┌──

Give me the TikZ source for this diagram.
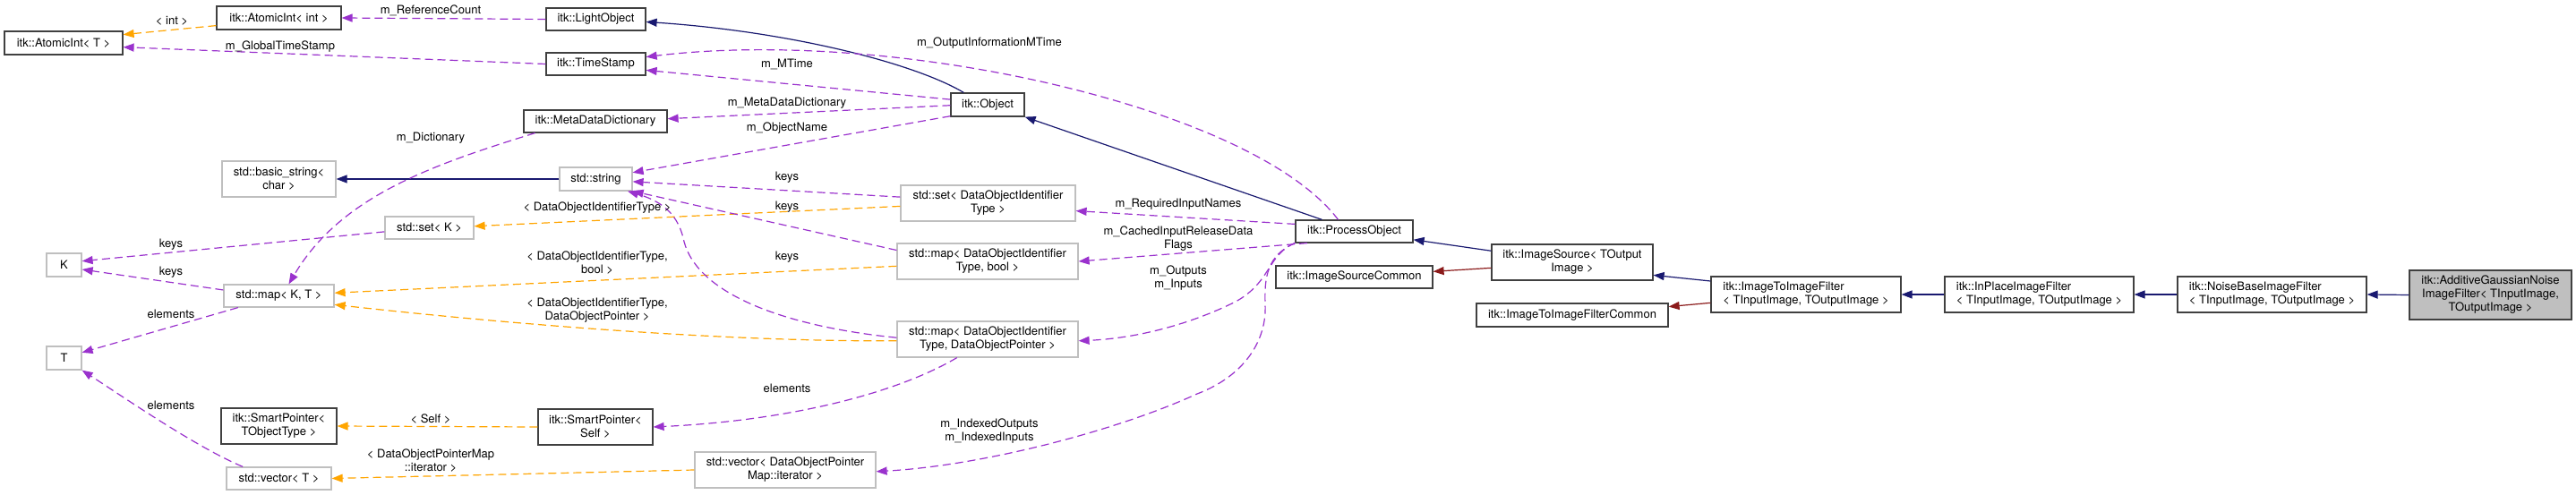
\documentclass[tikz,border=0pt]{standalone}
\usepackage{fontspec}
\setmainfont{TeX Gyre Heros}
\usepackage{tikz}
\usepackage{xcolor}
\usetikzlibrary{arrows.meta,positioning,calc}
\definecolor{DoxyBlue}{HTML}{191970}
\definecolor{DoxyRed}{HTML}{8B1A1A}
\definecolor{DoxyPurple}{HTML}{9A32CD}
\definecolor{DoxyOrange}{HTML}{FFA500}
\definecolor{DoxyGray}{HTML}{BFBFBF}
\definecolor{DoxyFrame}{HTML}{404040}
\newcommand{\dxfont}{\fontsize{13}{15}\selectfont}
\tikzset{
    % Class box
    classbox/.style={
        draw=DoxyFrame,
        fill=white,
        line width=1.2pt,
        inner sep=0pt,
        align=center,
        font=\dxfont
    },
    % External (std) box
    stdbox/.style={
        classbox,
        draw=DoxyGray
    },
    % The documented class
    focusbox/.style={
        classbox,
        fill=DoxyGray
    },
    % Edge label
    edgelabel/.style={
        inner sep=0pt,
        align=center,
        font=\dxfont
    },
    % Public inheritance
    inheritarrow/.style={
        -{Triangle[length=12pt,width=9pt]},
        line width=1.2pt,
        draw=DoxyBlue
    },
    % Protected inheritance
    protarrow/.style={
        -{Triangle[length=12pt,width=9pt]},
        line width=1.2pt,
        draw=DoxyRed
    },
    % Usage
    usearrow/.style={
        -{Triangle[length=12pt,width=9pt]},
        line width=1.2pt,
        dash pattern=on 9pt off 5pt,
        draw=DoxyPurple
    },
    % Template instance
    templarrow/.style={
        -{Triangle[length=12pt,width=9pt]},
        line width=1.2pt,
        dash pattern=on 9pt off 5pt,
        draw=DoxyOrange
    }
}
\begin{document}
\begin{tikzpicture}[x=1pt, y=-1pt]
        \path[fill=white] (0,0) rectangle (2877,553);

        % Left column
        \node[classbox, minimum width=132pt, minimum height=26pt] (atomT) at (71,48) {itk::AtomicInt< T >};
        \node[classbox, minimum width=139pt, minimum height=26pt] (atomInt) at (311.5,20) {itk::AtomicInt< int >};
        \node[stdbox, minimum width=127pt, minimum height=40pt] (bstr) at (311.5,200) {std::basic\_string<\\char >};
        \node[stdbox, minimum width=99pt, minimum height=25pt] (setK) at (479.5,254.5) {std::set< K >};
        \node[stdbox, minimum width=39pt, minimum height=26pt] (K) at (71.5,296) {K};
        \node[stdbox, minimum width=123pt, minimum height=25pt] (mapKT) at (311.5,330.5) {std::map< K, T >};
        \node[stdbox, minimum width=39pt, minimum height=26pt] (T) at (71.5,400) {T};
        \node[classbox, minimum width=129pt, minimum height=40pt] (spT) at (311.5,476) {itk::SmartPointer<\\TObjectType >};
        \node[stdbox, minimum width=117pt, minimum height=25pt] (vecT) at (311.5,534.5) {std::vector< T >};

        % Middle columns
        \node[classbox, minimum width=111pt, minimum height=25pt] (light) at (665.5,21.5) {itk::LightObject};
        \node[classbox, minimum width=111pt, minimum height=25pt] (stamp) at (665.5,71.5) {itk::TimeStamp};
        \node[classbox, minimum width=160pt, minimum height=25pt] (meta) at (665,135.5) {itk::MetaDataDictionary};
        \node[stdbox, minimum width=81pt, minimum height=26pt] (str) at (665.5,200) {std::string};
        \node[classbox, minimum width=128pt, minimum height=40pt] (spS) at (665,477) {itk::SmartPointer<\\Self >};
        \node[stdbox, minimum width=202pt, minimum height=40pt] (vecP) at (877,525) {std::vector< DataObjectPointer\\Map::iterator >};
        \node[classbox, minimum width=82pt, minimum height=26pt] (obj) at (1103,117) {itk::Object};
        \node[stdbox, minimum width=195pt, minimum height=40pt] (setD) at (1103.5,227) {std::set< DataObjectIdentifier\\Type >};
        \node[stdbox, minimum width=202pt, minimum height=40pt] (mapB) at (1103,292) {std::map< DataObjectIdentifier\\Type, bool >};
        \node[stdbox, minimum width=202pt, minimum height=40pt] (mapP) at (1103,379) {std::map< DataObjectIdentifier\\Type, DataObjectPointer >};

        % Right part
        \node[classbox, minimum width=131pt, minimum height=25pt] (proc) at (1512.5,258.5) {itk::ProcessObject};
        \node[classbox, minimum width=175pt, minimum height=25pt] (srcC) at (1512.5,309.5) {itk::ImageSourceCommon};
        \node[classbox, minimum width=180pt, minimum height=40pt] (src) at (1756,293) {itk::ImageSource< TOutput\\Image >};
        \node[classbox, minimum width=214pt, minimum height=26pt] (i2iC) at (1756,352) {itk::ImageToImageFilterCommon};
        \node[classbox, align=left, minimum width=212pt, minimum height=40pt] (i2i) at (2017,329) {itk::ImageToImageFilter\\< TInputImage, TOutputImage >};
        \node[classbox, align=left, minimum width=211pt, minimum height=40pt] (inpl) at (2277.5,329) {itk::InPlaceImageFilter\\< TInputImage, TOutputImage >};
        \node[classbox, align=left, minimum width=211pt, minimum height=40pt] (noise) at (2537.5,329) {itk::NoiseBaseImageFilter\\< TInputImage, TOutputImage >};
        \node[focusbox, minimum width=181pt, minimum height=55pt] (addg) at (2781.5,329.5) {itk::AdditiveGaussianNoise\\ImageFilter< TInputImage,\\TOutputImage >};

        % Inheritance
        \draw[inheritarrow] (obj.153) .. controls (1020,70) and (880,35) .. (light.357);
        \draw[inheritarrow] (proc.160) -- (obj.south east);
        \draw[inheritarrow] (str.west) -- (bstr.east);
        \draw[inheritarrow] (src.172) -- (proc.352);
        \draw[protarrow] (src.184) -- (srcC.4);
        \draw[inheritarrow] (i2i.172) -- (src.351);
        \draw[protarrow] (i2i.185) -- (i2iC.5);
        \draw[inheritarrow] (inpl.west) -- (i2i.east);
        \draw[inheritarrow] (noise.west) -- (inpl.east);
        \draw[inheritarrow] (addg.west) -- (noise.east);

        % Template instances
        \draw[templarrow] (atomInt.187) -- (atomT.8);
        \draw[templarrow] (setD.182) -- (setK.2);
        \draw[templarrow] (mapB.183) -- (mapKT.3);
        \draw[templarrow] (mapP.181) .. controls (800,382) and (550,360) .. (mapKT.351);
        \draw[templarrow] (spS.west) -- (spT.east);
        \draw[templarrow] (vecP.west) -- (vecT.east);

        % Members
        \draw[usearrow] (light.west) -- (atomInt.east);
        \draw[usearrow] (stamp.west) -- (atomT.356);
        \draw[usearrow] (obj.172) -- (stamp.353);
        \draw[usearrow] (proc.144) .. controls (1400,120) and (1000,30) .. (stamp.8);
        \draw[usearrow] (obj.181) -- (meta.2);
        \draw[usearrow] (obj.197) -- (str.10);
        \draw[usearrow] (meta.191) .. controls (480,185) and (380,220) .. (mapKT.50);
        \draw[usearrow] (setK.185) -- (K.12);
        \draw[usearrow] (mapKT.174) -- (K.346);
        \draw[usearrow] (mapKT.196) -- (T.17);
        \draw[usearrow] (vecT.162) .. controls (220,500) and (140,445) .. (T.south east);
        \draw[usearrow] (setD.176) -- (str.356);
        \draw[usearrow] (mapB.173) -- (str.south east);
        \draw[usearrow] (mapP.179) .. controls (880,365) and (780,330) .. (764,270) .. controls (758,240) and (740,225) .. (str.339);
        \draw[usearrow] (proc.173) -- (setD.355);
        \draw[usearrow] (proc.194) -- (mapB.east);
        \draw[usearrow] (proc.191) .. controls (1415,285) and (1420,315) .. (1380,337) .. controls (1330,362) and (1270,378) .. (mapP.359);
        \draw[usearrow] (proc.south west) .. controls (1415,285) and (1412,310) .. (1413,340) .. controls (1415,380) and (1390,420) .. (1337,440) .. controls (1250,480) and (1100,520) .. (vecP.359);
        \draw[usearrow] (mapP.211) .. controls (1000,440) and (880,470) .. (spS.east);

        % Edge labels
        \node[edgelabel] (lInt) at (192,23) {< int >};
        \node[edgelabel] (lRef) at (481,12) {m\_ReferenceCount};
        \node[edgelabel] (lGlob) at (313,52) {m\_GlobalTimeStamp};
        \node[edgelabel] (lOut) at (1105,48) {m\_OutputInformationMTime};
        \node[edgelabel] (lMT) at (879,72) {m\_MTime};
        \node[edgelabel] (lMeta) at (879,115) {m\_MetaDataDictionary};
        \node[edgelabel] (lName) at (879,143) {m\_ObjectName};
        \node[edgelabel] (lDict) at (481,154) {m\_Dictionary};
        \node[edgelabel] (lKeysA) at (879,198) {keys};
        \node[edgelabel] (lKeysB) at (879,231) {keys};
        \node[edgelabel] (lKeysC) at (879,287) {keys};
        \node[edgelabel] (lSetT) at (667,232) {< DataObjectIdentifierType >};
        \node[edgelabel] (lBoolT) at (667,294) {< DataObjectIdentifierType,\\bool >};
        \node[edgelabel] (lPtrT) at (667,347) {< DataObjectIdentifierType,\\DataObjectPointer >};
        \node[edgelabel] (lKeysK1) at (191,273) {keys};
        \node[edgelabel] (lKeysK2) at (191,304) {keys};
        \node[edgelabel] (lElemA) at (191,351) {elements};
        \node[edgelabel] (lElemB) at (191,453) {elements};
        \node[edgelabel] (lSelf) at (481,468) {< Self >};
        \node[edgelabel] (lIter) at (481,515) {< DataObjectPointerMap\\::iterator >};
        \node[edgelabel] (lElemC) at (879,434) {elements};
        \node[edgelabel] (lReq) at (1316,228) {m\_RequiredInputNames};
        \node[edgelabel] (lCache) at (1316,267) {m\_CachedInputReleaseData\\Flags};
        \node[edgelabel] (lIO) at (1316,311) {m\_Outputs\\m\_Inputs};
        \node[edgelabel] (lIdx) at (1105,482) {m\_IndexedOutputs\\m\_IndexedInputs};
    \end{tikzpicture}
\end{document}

└──

Return only the lines from the start of the data through the line that contains "(0,0) rectangle (2877,553);", please, copying them exactly and omitting all pictures.

Give me the TikZ source for this diagram.
\documentclass[tikz,border=0pt]{standalone}
\usepackage{fontspec}
\setmainfont{TeX Gyre Heros}
\usepackage{tikz}
\usepackage{xcolor}
\usetikzlibrary{arrows.meta,positioning,calc}
\definecolor{DoxyBlue}{HTML}{191970}
\definecolor{DoxyRed}{HTML}{8B1A1A}
\definecolor{DoxyPurple}{HTML}{9A32CD}
\definecolor{DoxyOrange}{HTML}{FFA500}
\definecolor{DoxyGray}{HTML}{BFBFBF}
\definecolor{DoxyFrame}{HTML}{404040}
\newcommand{\dxfont}{\fontsize{13}{15}\selectfont}
\tikzset{
    % Class box
    classbox/.style={
        draw=DoxyFrame,
        fill=white,
        line width=1.2pt,
        inner sep=0pt,
        align=center,
        font=\dxfont
    },
    % External (std) box
    stdbox/.style={
        classbox,
        draw=DoxyGray
    },
    % The documented class
    focusbox/.style={
        classbox,
        fill=DoxyGray
    },
    % Edge label
    edgelabel/.style={
        inner sep=0pt,
        align=center,
        font=\dxfont
    },
    % Public inheritance
    inheritarrow/.style={
        -{Triangle[length=12pt,width=9pt]},
        line width=1.2pt,
        draw=DoxyBlue
    },
    % Protected inheritance
    protarrow/.style={
        -{Triangle[length=12pt,width=9pt]},
        line width=1.2pt,
        draw=DoxyRed
    },
    % Usage
    usearrow/.style={
        -{Triangle[length=12pt,width=9pt]},
        line width=1.2pt,
        dash pattern=on 9pt off 5pt,
        draw=DoxyPurple
    },
    % Template instance
    templarrow/.style={
        -{Triangle[length=12pt,width=9pt]},
        line width=1.2pt,
        dash pattern=on 9pt off 5pt,
        draw=DoxyOrange
    }
}
\begin{document}
\begin{tikzpicture}[x=1pt, y=-1pt]
        \path[fill=white] (0,0) rectangle (2877,553);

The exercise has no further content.